Andrew Chen said it best in one of his essays, when he described life after the “Techcrunch Bump”.
“Identify the root problem. Is the product working? Does the on-boarding suck? Or is execution on growth lacking? You can figure out the main bottleneck by trying to understand where it’s working and where it’s not.”
The solution seems simple. You need to be able to make user feedback and on-boarding an integral part of your app. The only question is – how do you do that?
Today, your users have 2 ways of reaching you when they have an issue. First, by posting reviews on the App Store. And second, by looking for your website (assuming you have one), and contacting you with their support queries. Not a very likely thing to happen…
Your users don’t have the time or motivation to come out of the App, note down what’s wrong, what wasn’t right, get on to the App Store or your website, raise a ticket and tell you about it.
So how DO you really get feedback?
Now let’s talk eutopia for a minute here. What would really make your life as an app developer easier?
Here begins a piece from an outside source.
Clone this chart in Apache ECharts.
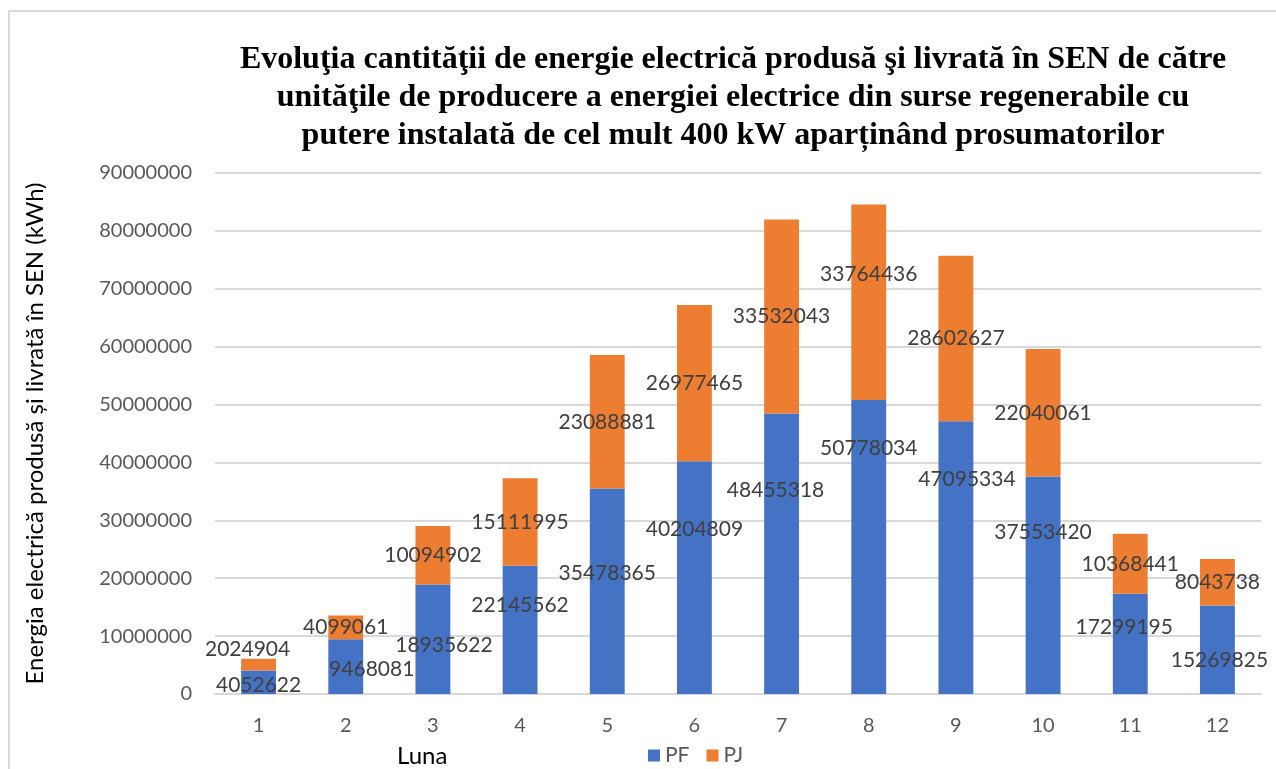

A direct connection to be able to talk to users right inside your app would be priceless. Your users could just chat away their feedback without even getting out of your application. Get rid of those speed bumps and detours when users really just want to talk to you. Getting feedback works out just so much easier, you know exactly where the bottlenecks are and with each iteration you get to create a product your user base already loves and understands.